Tamil Nadu has long articulated a structured vision of federal balance. In 1967, C.N. Annadurai argued that while the Union must safeguard sovereignty, it need not control subjects like health or education. Kalaignar M. Karunanidhi institutionalised this philosophy through the maxim, ‘Autonomy to the States, Federalism at the Centre’, and established the Rajamannar Committee in 1969.

The Rajamannar Committee (1971) critically reviewed Union-State relations and recommended greater fiscal and legislative autonomy. Later commissions such as Sarkaria and Punchhi acknowledged the need for recalibration, though structural reforms remained limited.

The 2025 High-Level Committee on Union-State Relations under Justice Kurian Joseph represents a contemporary effort to revive informed debate. Its review of issues like the role of Governors, GST, and delimitation underscores that federal balance is not static but requires periodic reassessment.

The introduction of the Goods and Services Tax (GST) marked a significant restructuring of India’s fiscal federalism.
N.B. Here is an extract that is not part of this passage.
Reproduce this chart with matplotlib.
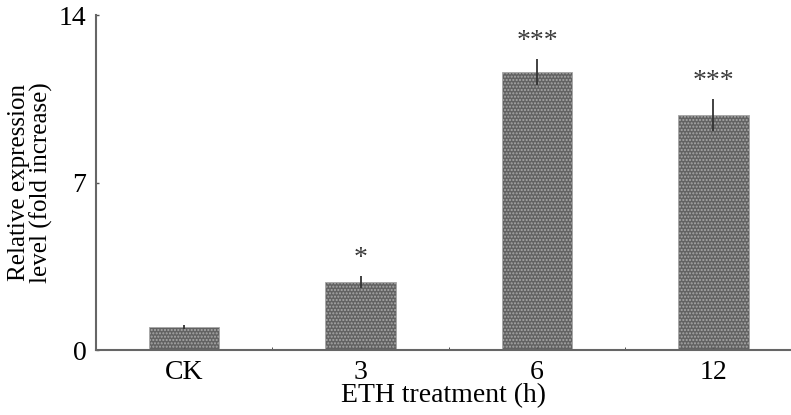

While it enhanced tax harmonisation and reduced cascading effects, it also subsumed several State taxation powers into a unified framework governed by the GST Council. Though cooperative in design, revenue dependency and compensation debates have highlighted tensions.

Similarly, centrally sponsored schemes often come with rigid guidelines and conditional funding. States must align priorities with centrally determined templates to access resources. This constrains flexibility in addressing region-specific challenges and can produce a one-size-fits-all approach.

Case implications:

  • Reduced fiscal manoeuvrability for States.
  • Dependence on Union transfers for social sector programmes.
  • Potential erosion of accountability as lines of responsibility blur.
Fiscal autonomy is integral to meaningful federalism; without it, legislative competence becomes nominal rather than substantive.